Ahmed, Mehmed, Mustafa adlarında üç oğlu ile Hatice, Rahime ve Kerime adlarında üç kızı olan Ebüssuûd Efendi’nin oğullarından Ahmed Efendi Şehzâde Medresesi’nde müderris iken 970 (1562-63) yılında yirmi altı yaşında vefat etmiş ve daha sonra babasının gömüldüğü hazîreye defnedilmiştir. Diğer oğullarından Mehmed Çelebi Halep kadılığına kadar yükselmiş, Mustafa Çelebi de Anadolu ve Rumeli kazaskerliği yapmıştır.

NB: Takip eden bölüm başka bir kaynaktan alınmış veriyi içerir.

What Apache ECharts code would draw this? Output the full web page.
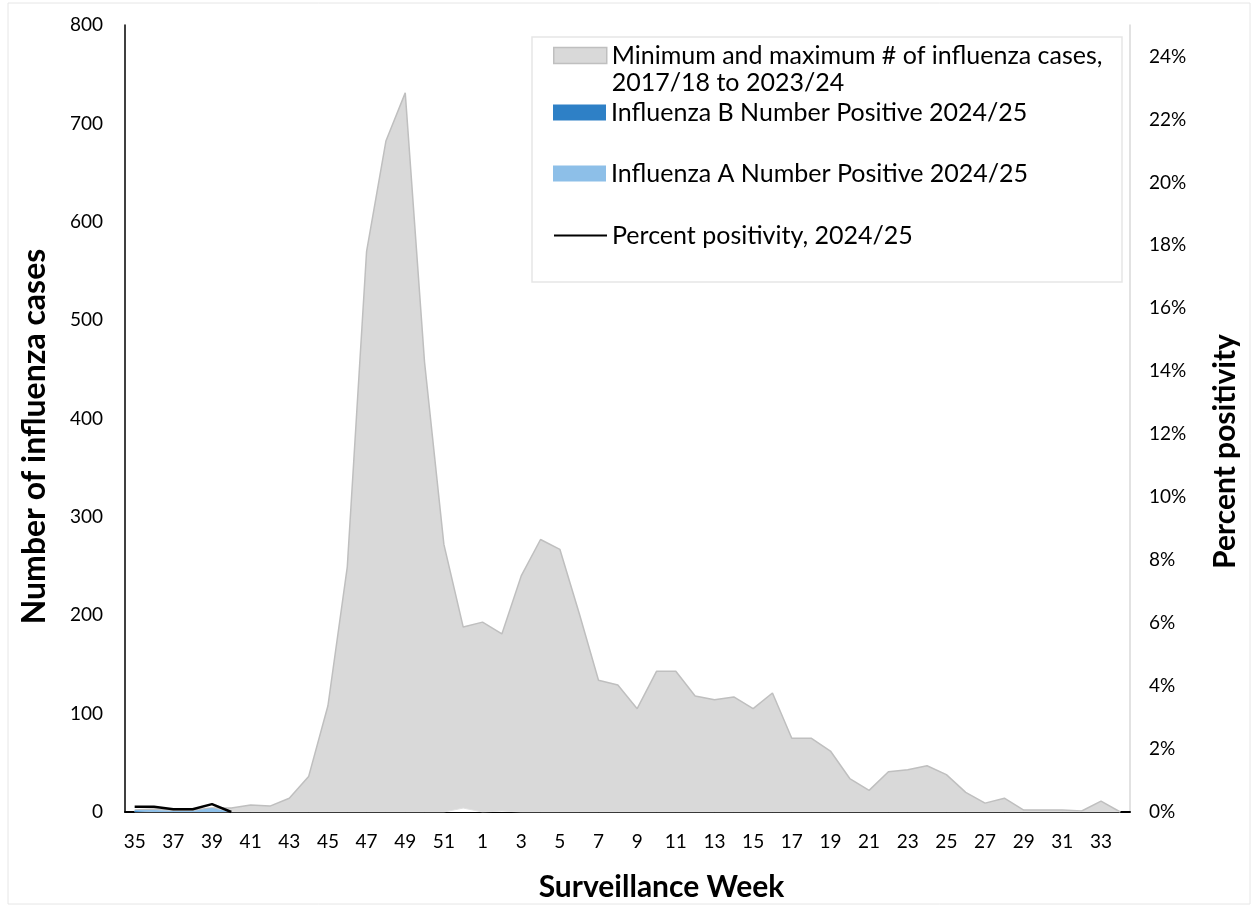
<!DOCTYPE html>
<html>
<head>
<meta charset="utf-8">
<script src="https://cdn.jsdelivr.net/npm/echarts@6/dist/echarts.min.js"></script>
<style>
  html, body { margin: 0; padding: 0; background: #fff; }
  #chart-container { width: 1252px; height: 907px; }
</style>
</head>
<body>
<div id="chart-container"></div>
<script>
// semanas de vigilancia (35 a 52, luego 1 a 34)
const semanas = ['35','36','37','38','39','40','41','42','43','44','45','46','47','48','49','50','51','52',
  '1','2','3','4','5','6','7','8','9','10','11','12','13','14','15','16','17','18','19','20',
  '21','22','23','24','25','26','27','28','29','30','31','32','33','34'];

// maximo historico 2017/18 a 2023/24
const maximos = [2, 3, 2, 2, 4, 4, 7, 6, 14, 36, 108, 249, 570, 682, 731, 457, 272, 188,
  193, 181, 240, 277, 267, 202, 134, 129, 105, 143, 143, 118, 114, 117, 105, 121, 75, 75, 62, 34,
  22, 41, 43, 47, 38, 20, 9, 14, 2, 2, 2, 1, 11, 0];

// minimo historico
const minimos = [0, 0, 0, 0, 0, 0, 0, 0, 0, 0, 0, 0, 0, 0, 0, 0, 0, 4,
  0, 1, 0, 0, 0, 0, 0, 0, 0, 0, 0, 0, 0, 0, 0, 0, 0, 0, 0, 0,
  0, 0, 0, 0, 0, 0, 0, 0, 0, 0, 0, 0, 0, 0];

// temporada 2024/25
const fluB = [1, 0, 0, 0, 0, 0];
const fluA = [1, 2, 1, 1, 4, 0];
const positividad = [0.17, 0.17, 0.09, 0.09, 0.25, 0];

const nombreRango = 'Minimum and maximum # of influenza cases, 2017/18 to 2023/24';
const nombreB = 'Influenza B Number Positive 2024/25';
const nombreA = 'Influenza A Number Positive 2024/25';
const nombreLinea = 'Percent positivity, 2024/25';

let myChart = echarts.init(document.getElementById('chart-container'), null, { renderer: 'canvas' });

const fuente = 'Lato, "Open Sans", sans-serif';
const textoLeyenda = { fontFamily: fuente, fontSize: 25, color: '#000', lineHeight: 27 };
const textoEje = { fontFamily: fuente, fontSize: 19, color: '#000' };

function leyenda(nombre, top, extra) {
  return Object.assign({
    show: true,
    left: 548,
    top: top,
    z: 10,
    orient: 'vertical',
    itemWidth: 53,
    itemHeight: 16,
    itemGap: 0,
    selectedMode: false,
    textStyle: textoLeyenda,
    data: [nombre]
  }, extra || {});
}

const opciones = {
  animation: false,
  backgroundColor: '#fff',
  graphic: [
    { type: 'rect', shape: { x: 8, y: 3, width: 1242, height: 901 },
      style: { fill: 'none', stroke: '#e6e6e6', lineWidth: 1 }, z: -10 },
    { type: 'rect', shape: { x: 532, y: 37, width: 590, height: 245 },
      style: { fill: '#fff', stroke: '#e6e6e6', lineWidth: 1.5 }, z: 3 }
  ],
  legend: [
    leyenda(nombreRango, 10, {
      // linea vacia arriba para que el icono quede a la altura de la primera linea
      formatter: () => ' \nMinimum and maximum # of influenza cases,\n2017/18 to 2023/24',
      data: [{ name: nombreRango, icon: 'rect', itemStyle: { color: '#d9d9d9', borderColor: '#bfbfbf', borderWidth: 1.5 } }]
    }),
    leyenda(nombreB, 94, {
      data: [{ name: nombreB, icon: 'rect', itemStyle: { color: '#2e80c6' } }]
    }),
    leyenda(nombreA, 155, {
      data: [{ name: nombreA, icon: 'rect', itemStyle: { color: '#8dbfe8' } }]
    }),
    leyenda(nombreLinea, 217, {
      data: [{ name: nombreLinea, itemStyle: { opacity: 0 } }]
    })
  ],
  grid: { left: 125, right: 122, top: 25, bottom: 95, containLabel: false },
  xAxis: {
    type: 'category',
    data: semanas,
    boundaryGap: true,
    name: 'Surveillance Week',
    nameLocation: 'middle',
    nameGap: 60,
    nameTextStyle: { fontFamily: fuente, fontSize: 30, fontWeight: 'bold', color: '#000', padding: [0, 0, 0, 68] },
    axisLine: { lineStyle: { color: '#000', width: 2 } },
    axisTick: { show: false },
    axisLabel: Object.assign({ interval: 1, margin: 20 }, textoEje),
    splitLine: { show: false }
  },
  yAxis: [
    {
      type: 'value',
      min: 0,
      max: 800,
      interval: 100,
      name: 'Number of influenza cases',
      nameLocation: 'middle',
      nameRotate: 90,
      nameGap: 74,
      nameTextStyle: { fontFamily: fuente, fontSize: 32, fontWeight: 'bold', color: '#000', padding: [0, 36, 0, 0] },
      axisLine: { show: true, lineStyle: { color: '#000', width: 1.5 } },
      axisTick: { show: false },
      axisLabel: Object.assign({ margin: 22 }, textoEje),
      splitLine: { show: false }
    },
    {
      type: 'value',
      min: 0,
      max: 25,
      interval: 2,
      position: 'right',
      name: 'Percent positivity',
      nameLocation: 'middle',
      nameRotate: 90,
      nameGap: 80,
      nameTextStyle: { fontFamily: fuente, fontSize: 30, fontWeight: 'bold', color: '#000', padding: [0, 66, 0, 0] },
      axisLine: { show: true, lineStyle: { color: '#d9d9d9', width: 1.5 } },
      axisTick: { show: false },
      axisLabel: Object.assign({
        margin: 19,
        showMaxLabel: false,
        formatter: (v) => (v > 24 ? '' : v + '%')
      }, textoEje),
      splitLine: { show: false }
    }
  ],
  series: [
    {
      name: nombreRango,
      type: 'line',
      data: maximos,
      symbol: 'none',
      lineStyle: { color: '#bfbfbf', width: 1.5 },
      itemStyle: { color: '#d9d9d9' },
      areaStyle: { color: '#d9d9d9', opacity: 1 },
      z: 1
    },
    {
      name: 'minimo',
      type: 'line',
      data: minimos,
      symbol: 'none',
      lineStyle: { color: '#e0e0e0', width: 1 },
      areaStyle: { color: '#fff', opacity: 1 },
      z: 2
    },
    {
      name: nombreB,
      type: 'line',
      stack: 'positivos',
      data: fluB,
      symbol: 'none',
      lineStyle: { width: 0 },
      itemStyle: { color: '#2e80c6' },
      areaStyle: { color: '#2e80c6', opacity: 1 },
      z: 3
    },
    {
      name: nombreA,
      type: 'line',
      stack: 'positivos',
      data: fluA,
      symbol: 'none',
      lineStyle: { width: 0 },
      itemStyle: { color: '#8dbfe8' },
      areaStyle: { color: '#8dbfe8', opacity: 1 },
      z: 3
    },
    {
      name: nombreLinea,
      type: 'line',
      yAxisIndex: 1,
      data: positividad,
      symbol: 'none',
      lineStyle: { color: '#000', width: 2.5 },
      itemStyle: { color: '#000' },
      z: 4
    }
  ]
};

myChart.setOption(opciones, true);
window.addEventListener('resize', myChart.resize);
</script>
</body>
</html>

Mahmud Çelebi adlı bir oğlundan daha bahsedilmekteyse de hakkında yeterli bilgi bulunmamaktadır. Ebüssuûd Efendi, kız kardeşinin oğlu olan Şeyhülislâm Müeyyedzâde Abdülkadir Şeyhî Efendi ile Şeyhülislâm Mâlûlzâde Mehmed Efendi’nin kayınpederidir. Bazı kaynaklarda Ali Cemâlî Efendi’nin oğlu Fudayl Çelebi’nin de Ebüssuûd Efendi’nin damatları arasında bulunduğu belirtilmektedir (Atâî, II, 186, 275; Suûd, s. 946).

Ebüssuûd Efendi’nin soyu en küçük oğlu Mustafa Çelebi ile devam etmiştir. XIX. yüzyılın ortalarına kadar on batın halinde gelen bu aile Hoca Sâdeddin, Karaçelebizâde Abdülaziz, Babaî ve Bosnalı Îsâ efendilerle akrabalık bağı kurmuştur. Hatta Ebüssuûd’un torunlarına son bağdan dolayı Îsâzâdeler de denmiştir. Ailenin en son halkalarından biri de onuncu batından torunu ve hattat Vahdetî Efendi’nin eşi Ayşe Sıddîka Hanım’dır. Bu konuda en önemli kaynaklardan biri, onun torunlarından olan Nûri Bey’in elindeki 973 (1565) ve 977 (1569) tarihlerini taşıyan Ebüssuûd’a ait iki ayrı Arapça vakfiyedir (İA, IV, 97-98).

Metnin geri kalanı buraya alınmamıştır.